Thursday, 21 November 2013

A man with a plan


When I read about Ed Balls’ plan, if Labour are elected, to build a 'wave' of new towns, I wondered whether the current nostalgia for all things 1963 had gone to his head. Or perhaps this was an extreme example of the two Eds’ intention to eradicate every trace of New Labour, and to unlearn the lessons of the wilderness years of the Eighties and early Nineties. Surely new towns were a feature of the unpopular Old Labourism that voters decisively rejected at the end of the Seventies, along with tower blocks, nationalisation and the closed shop?

In case you’re wondering whether I know whereof I speak, I should mention that my first full-time job was in Basildon, another was in Berinsfield (a planned ‘new village’ in the Oxfordshire countryside), I now live a few minutes from Stevenage, and for the past two decades I’ve worked in Milton Keynes, arguably the only new town that (sort of) works. All of these, except perhaps the last, are characterised by bleak and soulless centres, brutalist architecture, and large and isolating housing estates. What they lack are many of the things residents of ‘old’ towns take for granted: the informal bustle of street life, an attractive diversity of architecture in which the ancient jostles with the modern, buildings and spaces hallowed by tradition and collective memory, and the capacity for organic and spontaneous social, economic and cultural initiative. A recent story in our local paper reported that Stevenage is the ‘unhappiest’ town in Hertfordshire. To be sure, many of its social ills (a high unemployment rate, widespread drug and alcohol problems) are shared by a number of ‘old’ towns and cities, but surely they must be exacerbated by the depressing built environment and the legacy of soulless, centralised planning? Perhaps the most telling sentence in the report is the last: 'Being a new town, Stevenage might not have the established community networks to make people feel they belong, leading to alienation.' (This is despite the 'new' town having been there since 1946).

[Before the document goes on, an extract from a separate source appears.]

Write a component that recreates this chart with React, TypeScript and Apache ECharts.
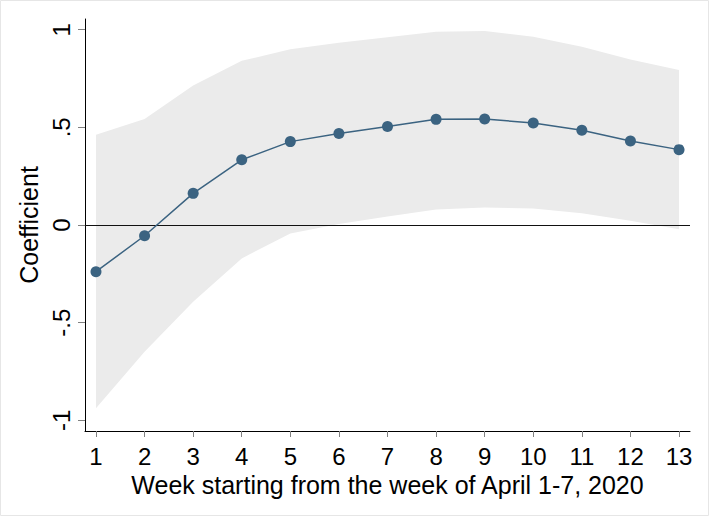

Another thing new towns tend to lack, though it’s difficult to talk about, particularly on the Left, is class diversity. The new towns of the Sixties were, by and large, one-class towns – working-class towns, in fact – unsurprisingly, since they were mostly intended as a means of clearing the decaying slum areas of London and other big cities, and offering their residents a better life in the country air. By contrast, ‘traditional’ towns tend to be marked by a vibrant social mix, from which everyone gains. Like it or not, in most communities it's those with economic, educational or cultural capital - the  middle classes, in other words - who keep the schools going, organise cultural events, attract higher-end shops and restaurants, and campaign to preserve the local environment. It’s probably the social diversity of Milton Keynes which accounts for it being one of the more attractive and popular of the new towns - which isn’t to overlook its negative aspects, such as the lack of streets you can actually walk along, its disadvantaged outlying estates, and the dire transport connections for anyone without a car.

The deliberately proletarian character of the Sixties new towns always had vaguely Soviet overtones, as did the council-run cultural centres and centrally-planned landscapes and public art works. Balls & co. might object that their new generation of new towns will learn from these past mistakes, and will go out of their way to attract a social mix, employ decent architects, and ensure good transport facilities. But that doesn’t get away from the basic problem with new towns, whether we’re talking about the windswept decay of Basildon or the consumer paradise of Milton Keynes: and that is that they are planned. Surely the main lesson from the new towns of the Sixties is that you can’t plan community, that it has to grown organically over time, and given the choice, most people would prefer to live in an unplanned traditional town, with its mixture of old and new, than in a centrally-planned new town where the government and local authority have preordained where and how you shall live, shop, and enjoy yourself.

When I posted about this story on Facebook and Twitter earlier today, a few commenters suggested that garden cities such as Welwyn and Letchworth provided examples of 'good' new towns and might offer a better model. However (and again, writing as someone who lives within a few minutes of both of the aforementioned places), I have to agree with Jane Jacobs, who was as hostile to the fantasies of Ebenezer Howard as she was to those of Robert Moses. In The Death and Life of Great American Cities, Jacobs described Howard's aim as 'the creation of self-sufficient small towns, really very nice towns if you were docile and had no plans of your own and did not mind spending your life among others with no plans of their own. As in all Utopias, the right to have plans of any significance belonged only to the planners in charge'.  I'm biased, of course, but I much prefer Hitchin, the old, diverse, attractive and constantly surprising town where I'm privileged to live, to either of its rationally-planned near-neighbours, whether the brutalist squares of Stevenage or the orderly avenues of Letchworth.